You know how all them criminal justice “experts” say it’s inevitable that homicides go up in the summer? Well for at least the second year in a row, homicides in Baltimore are down, June compared to May.
After the riot, homicides more than doubled.
Pre-April 27, 2015: 0.58 homicides a day.
April 28 – May 31, 2015: 1.44 homicides a day.
June 1 – 29, 2015: 1.0 homicide a day.
Before the riots, homicides were up in Baltimore about 30 percent compared to 2014.
Post-riot, Balto homicides are up about 75 percent compared to the same time last year. Shootings even more so.
42 people were killed this year in May, but no, “regression to the mean” is not inevitable when it comes to people killing each other. Not included a body or two dropped tonight, the good news, I suppose, is we’re down to just 1 murder each and every day.
Of the 144 people killed so far this year in Baltimore: 131 are male, 127 are black, 122 were shot. 104 victims, 72 percent of the total, win the trifecta by being all three.
I'd be curious to hear your assessment of this Baltimore Sun op-ed — Is the Ferguson Effect a Myth? — written by a couple criminologists.
"[R]ecent highly publicized events in Ferguson, New York City and Baltimore may pose a 'legitimacy challenge' to the criminal justice system, creating a legitimacy deficit that increases legal cynicism and encourages individuals to take the law into their own hands. This — rather than the Ferguson Effect — may account for the rising death rates in cities throughout the U.S."
…seriously?
Ideological claptrap comes to mind. I mean it's a nice theory, if you frame to frame the debate in a theoretical way. But it comes from a mindset that A) refuses to blame the criminal, B) has little if any connection to life on the streets, and C) sees police as the problem. This is abstract pie-in-sky it's-society's-fault analysis. It's liberal academics grasping for straws to explain something that goes against their worldview.

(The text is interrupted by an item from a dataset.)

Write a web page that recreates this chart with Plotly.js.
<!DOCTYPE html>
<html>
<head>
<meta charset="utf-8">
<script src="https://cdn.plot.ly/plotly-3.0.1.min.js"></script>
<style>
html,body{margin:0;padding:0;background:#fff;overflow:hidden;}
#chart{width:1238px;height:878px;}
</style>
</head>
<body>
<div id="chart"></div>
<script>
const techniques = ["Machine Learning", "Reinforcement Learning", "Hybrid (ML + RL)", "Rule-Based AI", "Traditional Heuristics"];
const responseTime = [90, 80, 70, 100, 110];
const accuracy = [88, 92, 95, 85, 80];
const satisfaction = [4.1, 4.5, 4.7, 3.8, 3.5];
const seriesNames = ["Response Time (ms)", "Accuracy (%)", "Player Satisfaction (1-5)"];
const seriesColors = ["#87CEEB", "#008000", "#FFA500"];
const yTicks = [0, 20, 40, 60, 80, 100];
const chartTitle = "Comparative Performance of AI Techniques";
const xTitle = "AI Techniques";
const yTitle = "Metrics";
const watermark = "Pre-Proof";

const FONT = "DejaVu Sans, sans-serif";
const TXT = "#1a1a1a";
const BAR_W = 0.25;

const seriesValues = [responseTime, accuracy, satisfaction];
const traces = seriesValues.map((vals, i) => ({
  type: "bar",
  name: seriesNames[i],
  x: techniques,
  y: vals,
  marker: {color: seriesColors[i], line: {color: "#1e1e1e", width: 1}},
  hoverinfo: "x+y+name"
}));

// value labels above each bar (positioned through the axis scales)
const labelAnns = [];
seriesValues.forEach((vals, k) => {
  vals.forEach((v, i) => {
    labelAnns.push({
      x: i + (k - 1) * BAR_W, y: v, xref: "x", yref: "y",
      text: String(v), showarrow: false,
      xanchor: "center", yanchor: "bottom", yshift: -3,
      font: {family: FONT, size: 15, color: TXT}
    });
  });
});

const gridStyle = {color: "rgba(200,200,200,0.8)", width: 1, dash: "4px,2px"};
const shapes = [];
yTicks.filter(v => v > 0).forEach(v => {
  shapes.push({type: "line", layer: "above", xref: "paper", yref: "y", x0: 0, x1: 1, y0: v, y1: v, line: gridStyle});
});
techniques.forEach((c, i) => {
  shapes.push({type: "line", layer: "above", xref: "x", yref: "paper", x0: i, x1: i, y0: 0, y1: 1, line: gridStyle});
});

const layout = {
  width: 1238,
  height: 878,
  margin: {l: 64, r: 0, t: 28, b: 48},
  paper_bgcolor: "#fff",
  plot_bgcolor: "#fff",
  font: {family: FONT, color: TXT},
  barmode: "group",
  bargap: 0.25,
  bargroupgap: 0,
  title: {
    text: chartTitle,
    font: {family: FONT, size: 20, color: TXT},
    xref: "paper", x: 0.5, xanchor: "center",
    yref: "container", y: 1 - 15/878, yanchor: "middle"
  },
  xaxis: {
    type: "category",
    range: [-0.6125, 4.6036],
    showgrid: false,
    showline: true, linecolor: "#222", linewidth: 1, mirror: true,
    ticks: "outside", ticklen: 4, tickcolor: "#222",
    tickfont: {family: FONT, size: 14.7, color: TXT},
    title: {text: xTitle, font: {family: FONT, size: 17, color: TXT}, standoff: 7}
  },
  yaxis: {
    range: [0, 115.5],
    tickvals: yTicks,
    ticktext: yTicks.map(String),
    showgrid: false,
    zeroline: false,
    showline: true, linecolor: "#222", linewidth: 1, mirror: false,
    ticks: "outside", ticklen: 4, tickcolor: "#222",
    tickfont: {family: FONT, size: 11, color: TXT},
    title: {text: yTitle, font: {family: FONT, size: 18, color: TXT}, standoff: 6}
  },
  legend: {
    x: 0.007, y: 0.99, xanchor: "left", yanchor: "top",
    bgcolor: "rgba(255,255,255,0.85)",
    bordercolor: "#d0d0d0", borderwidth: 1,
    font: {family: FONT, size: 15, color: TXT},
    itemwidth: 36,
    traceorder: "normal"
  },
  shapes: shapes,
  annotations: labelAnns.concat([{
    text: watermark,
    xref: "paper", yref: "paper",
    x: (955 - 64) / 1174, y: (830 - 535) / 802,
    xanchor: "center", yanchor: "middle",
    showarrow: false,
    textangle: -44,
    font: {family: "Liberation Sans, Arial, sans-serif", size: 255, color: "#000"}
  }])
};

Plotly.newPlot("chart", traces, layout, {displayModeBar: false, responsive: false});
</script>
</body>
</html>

More academically, I can accept a crisis of legitimacy. But I see it more as an effect than a cause. There is problem of legitimacy in the criminal justice system. People get away with murder. Too many people are in prison. The system simply doesn't work. But the idea that this magically came to being on April 27th in Baltimore is absurd. It's even more absurd if one considers that criminal charges were placed against six police officers soon after that. What could more "legitimizing" than that? Should the officers be convicted, which I doubt, will the murder rate magically go down because of greater perceived legitimacy in the criminal justice system? Don't bet on it.
Was there any increase in the perceived legitimacy of the system in the 1990s when crime went down? No. The facts don't meet the theory.

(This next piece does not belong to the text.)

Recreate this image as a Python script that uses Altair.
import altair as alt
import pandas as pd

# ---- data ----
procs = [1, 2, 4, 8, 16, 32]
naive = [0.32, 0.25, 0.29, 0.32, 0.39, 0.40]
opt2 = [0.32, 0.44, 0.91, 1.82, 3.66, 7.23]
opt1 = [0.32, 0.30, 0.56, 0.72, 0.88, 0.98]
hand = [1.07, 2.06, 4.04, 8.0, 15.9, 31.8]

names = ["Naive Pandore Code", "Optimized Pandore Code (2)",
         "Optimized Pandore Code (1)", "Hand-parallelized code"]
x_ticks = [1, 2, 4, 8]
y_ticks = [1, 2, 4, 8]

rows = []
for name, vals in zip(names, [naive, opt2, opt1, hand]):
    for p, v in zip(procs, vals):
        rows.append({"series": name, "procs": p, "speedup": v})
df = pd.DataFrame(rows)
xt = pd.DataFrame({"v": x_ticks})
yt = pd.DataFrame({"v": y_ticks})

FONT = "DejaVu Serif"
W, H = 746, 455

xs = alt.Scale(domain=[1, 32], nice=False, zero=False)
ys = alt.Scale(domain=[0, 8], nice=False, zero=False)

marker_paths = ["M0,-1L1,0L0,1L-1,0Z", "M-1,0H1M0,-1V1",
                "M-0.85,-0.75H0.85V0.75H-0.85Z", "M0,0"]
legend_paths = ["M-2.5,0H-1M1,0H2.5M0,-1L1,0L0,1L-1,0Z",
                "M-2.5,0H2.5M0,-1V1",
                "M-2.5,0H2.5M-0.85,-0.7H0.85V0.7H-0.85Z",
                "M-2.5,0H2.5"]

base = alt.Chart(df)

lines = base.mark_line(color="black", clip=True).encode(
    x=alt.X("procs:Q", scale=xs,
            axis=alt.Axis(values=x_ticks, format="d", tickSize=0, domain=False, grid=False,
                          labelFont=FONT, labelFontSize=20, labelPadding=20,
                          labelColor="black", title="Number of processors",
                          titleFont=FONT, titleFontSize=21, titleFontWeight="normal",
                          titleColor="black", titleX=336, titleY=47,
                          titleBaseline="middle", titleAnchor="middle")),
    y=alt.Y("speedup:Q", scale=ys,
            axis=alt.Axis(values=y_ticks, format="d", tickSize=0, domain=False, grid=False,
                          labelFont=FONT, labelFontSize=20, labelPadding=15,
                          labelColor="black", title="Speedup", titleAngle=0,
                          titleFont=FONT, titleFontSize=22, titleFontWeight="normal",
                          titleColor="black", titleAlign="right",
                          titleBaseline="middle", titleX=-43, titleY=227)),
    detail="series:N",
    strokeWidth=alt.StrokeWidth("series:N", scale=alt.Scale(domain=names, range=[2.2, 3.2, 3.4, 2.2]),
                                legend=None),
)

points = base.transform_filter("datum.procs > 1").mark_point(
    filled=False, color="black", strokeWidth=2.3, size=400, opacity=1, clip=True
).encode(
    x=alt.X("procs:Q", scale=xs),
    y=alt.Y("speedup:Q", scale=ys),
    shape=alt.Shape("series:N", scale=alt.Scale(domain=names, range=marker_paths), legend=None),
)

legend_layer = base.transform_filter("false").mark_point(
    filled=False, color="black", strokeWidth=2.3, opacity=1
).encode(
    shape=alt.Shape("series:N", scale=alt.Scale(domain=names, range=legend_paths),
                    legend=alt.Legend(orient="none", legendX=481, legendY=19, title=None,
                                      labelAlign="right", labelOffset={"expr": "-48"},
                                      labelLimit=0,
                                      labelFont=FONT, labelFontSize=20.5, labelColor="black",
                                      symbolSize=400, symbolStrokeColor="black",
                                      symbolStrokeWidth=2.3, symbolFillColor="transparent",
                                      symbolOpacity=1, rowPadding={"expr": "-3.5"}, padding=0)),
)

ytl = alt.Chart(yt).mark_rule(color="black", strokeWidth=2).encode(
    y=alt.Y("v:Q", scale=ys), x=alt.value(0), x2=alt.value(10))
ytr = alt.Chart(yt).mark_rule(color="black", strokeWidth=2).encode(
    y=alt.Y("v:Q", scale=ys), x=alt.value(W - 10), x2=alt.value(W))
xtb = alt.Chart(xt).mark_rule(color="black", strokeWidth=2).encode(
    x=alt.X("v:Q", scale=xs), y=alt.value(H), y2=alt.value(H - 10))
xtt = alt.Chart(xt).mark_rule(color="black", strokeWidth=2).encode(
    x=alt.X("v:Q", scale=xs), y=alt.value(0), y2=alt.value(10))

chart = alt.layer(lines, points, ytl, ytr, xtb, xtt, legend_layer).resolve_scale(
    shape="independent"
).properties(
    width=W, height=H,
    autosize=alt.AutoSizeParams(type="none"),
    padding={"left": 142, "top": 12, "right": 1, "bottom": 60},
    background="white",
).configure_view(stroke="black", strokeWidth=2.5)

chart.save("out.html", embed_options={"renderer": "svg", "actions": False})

Sure, if the system worked, if it were more legitimate, if guilty people were caught and fairly punished, fewer people would take the law into their own hands. Absolutely. But how do we go about increasing legitimacy in the system? Do we have to wait until all racism and racists are eliminated? That ain't gonna happen. So now what?
And the system will never be legitimate for those engaged in criminal operations who can't use the law. This isn't new. If we want more legitimacy, end the war on drugs. But in the meantime, if we want to reduce violence we need to focus on those who commit violent criminal acts.
Also, one could just as easily blame #BlackLivesMatter for any crisis of legitimacy, inasmuch as people promote a narrative of a evil police and broken criminal justice system. How is this any different than a Ferguson Effect?
Thanks. Describing the perception-of-legitimacy crisis as an effect rather than a cause is a nice way of putting it.